Como era de esperar la legislatura ha terminado no cuando Zapatero convocó las elecciones en 20-N, ha concluido con toda pompa y boato cuando Bono ha sentado al presidente saliente y al entrante a comer en el Congreso. Al retirar las últimas tazas del café y recoger las miguitas de los manteles también se ha levantado el viejo régimen.

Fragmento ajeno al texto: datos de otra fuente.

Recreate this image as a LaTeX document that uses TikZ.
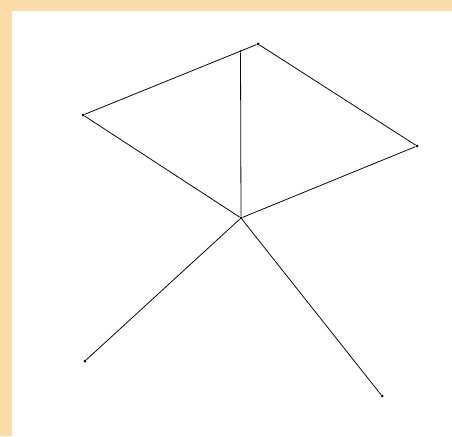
\documentclass[tikz,border=0pt]{standalone}
\usepackage{tikz}
\usetikzlibrary{calc}
\definecolor{peachframe}{HTML}{FBDCA8}
\definecolor{edgeink}{HTML}{0A0A0A}

\begin{document}
\begin{tikzpicture}[
  x=1pt, y=-1pt,
  vertex/.style={
    circle,
    fill=black,
    inner sep=0pt,
    minimum size=3pt
  },
  edge/.style={
    line width=0.8pt,
    draw=edgeink
  }
]

  % Canvas and frame strips
  \useasboundingbox (0,0) rectangle (452,436);
  \fill[white] (0,0) rectangle (452,436);
  \fill[peachframe] (0,0) rectangle (452,11);
  \fill[peachframe] (0,0) rectangle (12,436);

  % --- Vertices ---
  \node[vertex] (top) at (258,44) {};
  \node[vertex] (left) at (83,115) {};
  \node[vertex] (right) at (417,146) {};
  \node[vertex] (ctr) at (241,218) {};
  \node[vertex] (foot1) at (85,361) {};
  \node[vertex] (foot2) at (382,396) {};
  \node[vertex, minimum size=2pt] (mid) at ($(left)!0.9!(top)$) {};

  % --- Upper quadrilateral ---
  \draw[edge] (left) -- (top);
  \draw[edge] (top) -- (right);
  \draw[edge] (right) -- (ctr);
  \draw[edge] (ctr) -- (left);
  \draw[edge] (ctr) -- (mid);

  % --- Legs ---
  \draw[edge] (ctr) -- (foot1);
  \draw[edge] (ctr) -- (foot2);

\end{tikzpicture}
\end{document}
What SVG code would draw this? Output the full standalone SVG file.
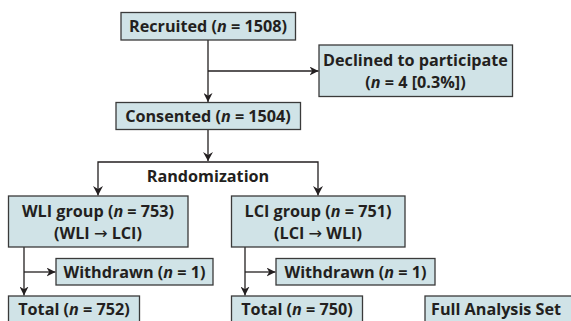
<svg xmlns="http://www.w3.org/2000/svg" width="571" height="321" viewBox="0 0 571 321">
<defs>
<style>
.box{fill:#d0e3e7;stroke:#3a3a3a;stroke-width:1.3}
.t{font-family:"Open Sans","Liberation Sans",sans-serif;font-weight:700;font-size:16.2px;fill:#231f20;text-anchor:middle}
.s{font-family:"Open Sans","Liberation Sans",sans-serif;font-weight:700;font-size:16.2px;fill:#231f20;text-anchor:start}
.ar{font-family:"DejaVu Sans",sans-serif;font-weight:400}
.c{fill:none;stroke:#231f20;stroke-width:1.3}
</style>
<marker id="ah" viewBox="0 0 10 10" refX="10" refY="5" markerWidth="9" markerHeight="9" markerUnits="userSpaceOnUse" orient="auto">
<path d="M0,0 L10,5 L0,10 L3,5 Z" fill="#231f20"/>
</marker>
</defs>
<rect width="571" height="321" fill="#fff"/>
<g id="connectors">
<path class="c" d="M208,40 V102" marker-end="url(#ah)"/>
<path class="c" d="M208,71 H318.5" marker-end="url(#ah)"/>
<path class="c" d="M208,130 V161"/>
<path d="M203,152 L208,161 L213,152 L208,155 Z" fill="#231f20"/>
<path class="c" d="M98,195.5 V162 H318 V195.5" />
<path d="M93,186 L98,195.5 L103,186 L98,189 Z" fill="#231f20"/>
<path d="M313,186 L318,195.5 L323,186 L318,189 Z" fill="#231f20"/>
<path class="c" d="M24,247 V295.5" marker-end="url(#ah)"/>
<path class="c" d="M24,272 H55.5" marker-end="url(#ah)"/>
<path class="c" d="M245,247 V295.5" marker-end="url(#ah)"/>
<path class="c" d="M245,272 H275.5" marker-end="url(#ah)"/>
</g>
<g id="recruited">
<rect class="box" x="121" y="12.5" width="174.5" height="27.5"/>
<text class="t" x="208" y="32">Recruited (<tspan font-style="italic">n</tspan> = 1508)</text>
</g>
<g id="declined">
<rect class="box" x="319" y="45" width="193.5" height="51.5"/>
<text class="t" x="415.5" y="66">Declined to participate</text>
<text class="t" x="415.5" y="88">(<tspan font-style="italic">n</tspan> = 4 [0.3%])</text>
</g>
<g id="consented">
<rect class="box" x="116" y="102.5" width="184.5" height="27"/>
<text class="t" x="208" y="122">Consented (<tspan font-style="italic">n</tspan> = 1504)</text>
</g>
<g id="randomization">
<text class="t" x="208" y="182">Randomization</text>
</g>
<g id="wli">
<rect class="box" x="8.5" y="196" width="179.5" height="51"/>
<text class="t" x="98" y="217">WLI group (<tspan font-style="italic">n</tspan> = 753)</text>
<text class="t" x="98" y="239">(WLI <tspan class="ar">→</tspan> LCI)</text>
</g>
<g id="lci">
<rect class="box" x="231.5" y="196" width="173.5" height="51"/>
<text class="t" x="318" y="217">LCI group (<tspan font-style="italic">n</tspan> = 751)</text>
<text class="t" x="318" y="239">(LCI <tspan class="ar">→</tspan> WLI)</text>
</g>
<g id="withdrawn1">
<rect class="box" x="56" y="258.5" width="157" height="26.5"/>
<text class="t" x="134.5" y="277.5">Withdrawn (<tspan font-style="italic">n</tspan> = 1)</text>
</g>
<g id="withdrawn2">
<rect class="box" x="276" y="258.5" width="159" height="26.5"/>
<text class="t" x="355.5" y="277.5">Withdrawn (<tspan font-style="italic">n</tspan> = 1)</text>
</g>
<g id="total1">
<rect class="box" x="8.5" y="296" width="131" height="40"/>
<text class="t" x="74" y="315">Total (<tspan font-style="italic">n</tspan> = 752)</text>
</g>
<g id="total2">
<rect class="box" x="231.5" y="296" width="131" height="40"/>
<text class="t" x="297" y="315">Total (<tspan font-style="italic">n</tspan> = 750)</text>
</g>
<g id="fas">
<rect class="box" x="425" y="296" width="160" height="40"/>
<text class="s" x="431" y="315">Full Analysis Set</text>
</g>
</svg>
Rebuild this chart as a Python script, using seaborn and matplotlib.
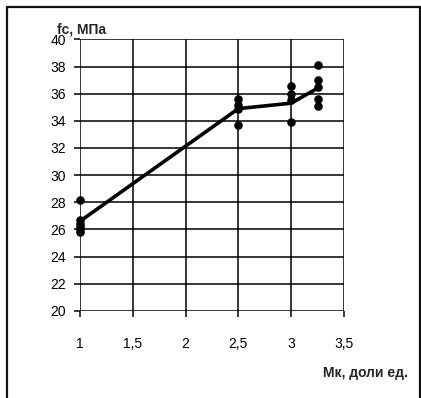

A partir de ahora, en cuánto Rajoy llegue a la presidencia y comience a tomar decisiones, nada será lo mismo. Inclúyase en ese «nada» el amor patriótico por santificar la Constitución con un puente que ya quisieran los ingenieros del AVE. Es más, es para salir a la calle a hacer fotos porque nada de esto volverá a repetirse: ni el zapaterismo, ni los mega puentes que sirven de evasión total, ni esta manera de entender la crisis como si nunca nos fuera a mojar los pies aunque la tengamos hasta la altura de la rodilla.
El llanto de la ministra italiana que anunciaba recortes y subidas de impuestos, (carburantes incluidos), nos puede dar la dimensión de lo que viene. Será un buen momento para recordar a Mafalda y preguntarnos si de nuevo lo urgente puede con lo importante. El soponcio de la ministra italiana me llevó a aquella respuesta que dio Zapatero en una entrevista: «la economía es un estado de ánimo». Pues tenía razón, hemos llegado a la economía del kleenex en la que es imposible analizar el futuro sin que se te caigan dos lagrimones del tamaño de una de las lámparas del Hermitage. Es aquello que cantaba Serrat: «nunca es triste la verdad, lo que no tiene es remedio».
El viejo régimen se ha despedido en una comida en el Congreso en la que, naturalmente, Bono ha sido el protagonista porque ha sido el más hábil de todos ellos y se ha permitido lanzar mensajes de futuro puesto que él se aparta pero no se descarta, (aquí el que se va es Zapatero como Bono dejó bien claro). En la despedida se van también no pocos asuntos cursis no resueltos en esta legislatura y algunos enfrentamientos estériles removidos con interés partidista y dejados caer en la nada. Si había voluntad de resolver el Valle de los Caídos no sé por qué se dejó para el final.
El viejo régimen se marcha con Rubalcaba, aquel al que Almunia vaciló: «yo pude dimitir porque era secretario general, tenía un cargo, ¡pero tú!». Y se marcha también esa visión excesivamente benévola con nuestros errores que por no corregirlos los tomamos como parte de nuestra idiosincrasia. Es verdad que algunos de sus protagonistas se han buscado retiro de oro en el Senado, en Europa, incluso en Naciones Unidas, pero eso también forma parte de una manera generosa de entender «el más allá» que ha tenido el viejo régimen. Ahora toca otra cosa, sin duda será menos florida.